Konut piyasasında dengelenme sinyalleri güçleniyor. TCMB’nin yayımladığı son Konut Fiyat Endeksi (KFE) verileri, eylül ayında konut fiyatlarının artışını sürdürdüğünü ancak enflasyondan arındırılmış reel değerlerin gerilediğini ortaya koydu. Endeks, bir önceki aya göre yüzde 1,7 oranında yükselirken, yıllık bazda nominal artış yüzde 32,2 olarak gerçekleşti. Reel bazda ise fiyatlar yüzde 0,8 oranında geriledi. Böylece konutta reel düşüş serisi 20. aya ulaşarak devam etti.

Fiyatlar Artıyor, Alım Gücü Azalıyor

Son aylarda konut fiyatlarının artış eğilimi nominal olarak sürse de, yüksek enflasyon nedeniyle reel değerlerde düşüş yaşanıyor. Bu durum, özellikle dar ve orta gelirli kesimin konuta erişimini zorlaştırıyor. Uzmanlar, reel düşüşün devam etmesini piyasanın normalleşme süreci olarak değerlendiriyor. Kredi faizlerinin yüksek seyretmesi ve yatırım amaçlı konut alımlarının yavaşlaması da fiyatlardaki denge arayışını destekliyor.

Üç Büyük Şehirde Farklı Seyir

Eylül ayında üç büyük şehirde konut fiyat artışları birbirinden farklı oranlarda gerçekleşti. İstanbul’da yüzde 1,5, Ankara’da yüzde 2,3, İzmir’de ise yüzde 2,9 oranında artış kaydedildi. Yıllık bazda ise İstanbul’da konut fiyatları yüzde 30,7, Ankara’da yüzde 41,1, İzmir’de ise yüzde 34,4 oranında yükseldi. Böylece, Ankara konut fiyatlarındaki artışta diğer büyükşehirleri geride bıraktı.

Reel Düşüş Serisi 20 Aya Ulaştı

Enflasyonun yüksek seyretmesi, nominal fiyat artışlarını reel bazda gölgede bırakmaya devam ediyor.

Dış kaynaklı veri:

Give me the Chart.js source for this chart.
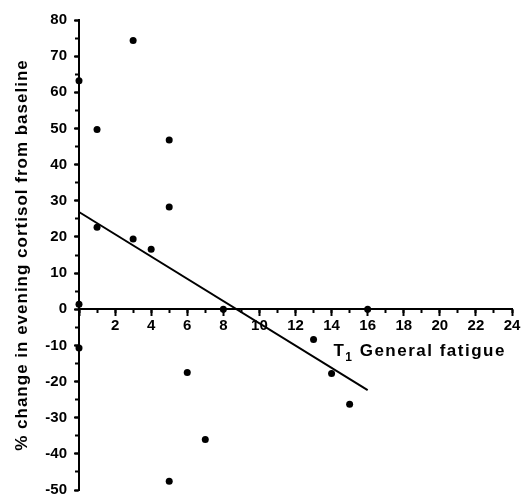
<!DOCTYPE html>
<html>
<head>
<meta charset="utf-8">
<script src="https://cdn.jsdelivr.net/npm/chart.js@4.4.1/dist/chart.umd.min.js"></script>
<style>
  html, body { margin: 0; padding: 0; background: #fff; }
  canvas { display: block; }
</style>
</head>
<body>
<canvas id="chart" width="529" height="495"></canvas>
<script>
// data
const fatigue = [0, 3, 1, 5, 5, 1, 3, 4, 0, 0, 5, 8, 16, 6, 13, 14, 15, 7];
const cortisolChange = [63.2, 74.3, 49.7, 46.8, 28.3, 22.7, 19.4, 16.6, 1.4, -10.7, -47.6, 0, 0, -17.5, -8.4, -17.8, -26.3, -36.0];

// regression line end points
const fitX = [0, 16];
const fitY = [26.9, -22.4];

const xMin = 0, xMax = 24;
const yMin = -50, yMax = 80;

const FONT = "'Liberation Sans', Arial, sans-serif";

const points = fatigue.map((v, i) => ({ x: v, y: cortisolChange[i] }));
const fitLine = fitX.map((v, i) => ({ x: v, y: fitY[i] }));

// titles in the original are spaced out a bit wider than plain Arial
const titleSpacingPlugin = {
  id: "titleSpacing",
  afterLayout(chart) {
    const s = chart.scales.y;
    if (s._spaced) return;
    const orig = s.drawTitle.bind(s);
    s.drawTitle = function (area) {
      const ctx = chart.ctx;
      ctx.save();
      ctx.letterSpacing = "1px";
      orig(area);
      ctx.restore();
    };
    s._spaced = true;
  }
};

// x axis title sits under the tick labels, right side, with a subscript
const xTitlePlugin = {
  id: "xTitle",
  afterDraw(chart) {
    const ctx = chart.ctx;
    const xs = chart.scales.x, ys = chart.scales.y;
    let px = xs.getPixelForValue(14.1);
    const py = ys.getPixelForValue(0) + 47;
    ctx.save();
    ctx.fillStyle = "#000";
    ctx.letterSpacing = "1.5px";
    ctx.textBaseline = "alphabetic";
    ctx.textAlign = "left";
    ctx.font = "bold 17px " + FONT;
    ctx.fillText("T", px, py);
    px += ctx.measureText("T").width;
    ctx.font = "bold 12px " + FONT;
    ctx.fillText("1", px, py + 5);
    px += ctx.measureText("1").width;
    ctx.font = "bold 17px " + FONT;
    ctx.fillText(" General fatigue", px, py);
    ctx.restore();
  }
};

function noPad(scale) {
  scale.paddingTop = 0;
  scale.paddingBottom = 0;
  scale.paddingLeft = 0;
  scale.paddingRight = 0;
}

new Chart(document.getElementById("chart"), {
  type: "scatter",
  data: {
    datasets: [
      {
        data: fitLine,
        showLine: true,
        borderColor: "#000",
        borderWidth: 2,
        pointRadius: 0,
        clip: false
      },
      {
        data: points,
        backgroundColor: "#000",
        borderColor: "#000",
        pointRadius: 3.5,
        borderWidth: 0,
        clip: false
      }
    ]
  },
  options: {
    responsive: false,
    animation: false,
    layout: { padding: { top: 20, bottom: 5, left: 0, right: 17 } },
    plugins: {
      legend: { display: false },
      tooltip: { enabled: false }
    },
    scales: {
      x: {
        type: "linear",
        position: { y: 0 },
        min: xMin,
        max: xMax,
        afterFit(scale) { scale.height = 0; noPad(scale); },
        ticks: {
          stepSize: 2,
          color: "#000",
          padding: 2,
          maxRotation: 0,
          font: { family: FONT, size: 15, weight: "bold" },
          callback: v => (v === 0 ? "" : v)
        },
        grid: {
          drawOnChartArea: false,
          drawTicks: true,
          tickLength: 6,
          tickWidth: 2,
          tickColor: "#000"
        },
        border: { display: true, color: "#000", width: 2 }
      },
      xMinor: {
        type: "linear",
        axis: "x",
        position: { y: 0 },
        min: xMin,
        max: xMax,
        afterFit(scale) { scale.height = 0; noPad(scale); },
        ticks: { stepSize: 1, display: false },
        grid: {
          drawOnChartArea: false,
          drawTicks: true,
          tickLength: 4,
          tickWidth: 2,
          tickColor: "#000"
        },
        border: { display: false }
      },
      y: {
        type: "linear",
        position: "left",
        min: yMin,
        max: yMax,
        afterFit(scale) { scale.width = 79; noPad(scale); },
        ticks: {
          stepSize: 10,
          color: "#000",
          padding: 7,
          font: { family: FONT, size: 15, weight: "bold" }
        },
        grid: {
          drawOnChartArea: false,
          drawTicks: true,
          tickLength: 5,
          tickWidth: 2,
          tickColor: "#000"
        },
        border: { display: true, color: "#000", width: 2 },
        title: {
          display: true,
          text: "% change in evening cortisol from baseline",
          color: "#000",
          padding: { top: 12, bottom: 0 },
          font: { family: FONT, size: 17, weight: "bold" }
        }
      },
      yMinor: {
        type: "linear",
        axis: "y",
        position: { x: 0 },
        min: yMin,
        max: yMax,
        afterFit(scale) { scale.width = 0; noPad(scale); },
        ticks: { stepSize: 5, display: false },
        grid: {
          drawOnChartArea: false,
          drawTicks: true,
          tickLength: 4,
          tickWidth: 2,
          tickColor: "#000"
        },
        border: { display: false }
      }
    }
  },
  plugins: [titleSpacingPlugin, xTitlePlugin]
});
</script>
</body>
</html>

KFE’nin son 20 aydır reel olarak düşmesi, konut sektöründe fiyat düzeltmesinin sürdüğünü gösteriyor. Ekonomistler, bu tabloyu konut piyasasında “soğuma” olarak yorumluyor. Özellikle krediye erişimin sınırlı olması, talebin büyük ölçüde nakit alımlara yönelmesine yol açıyor.

Uzmanlardan “Dengeleme” Yorumu

Gayrimenkul uzmanlarına göre, konut fiyat endeksindeki bu yavaşlama piyasanın sağlıklı bir dengeye doğru ilerlediğini gösteriyor. Önümüzdeki aylarda enflasyondaki gerilemeye paralel olarak reel düşüşün yavaşlaması bekleniyor. Ancak kredi faizlerinde kalıcı bir düşüş yaşanmadığı sürece, konut talebinin sınırlı kalmaya devam edeceği öngörülüyor.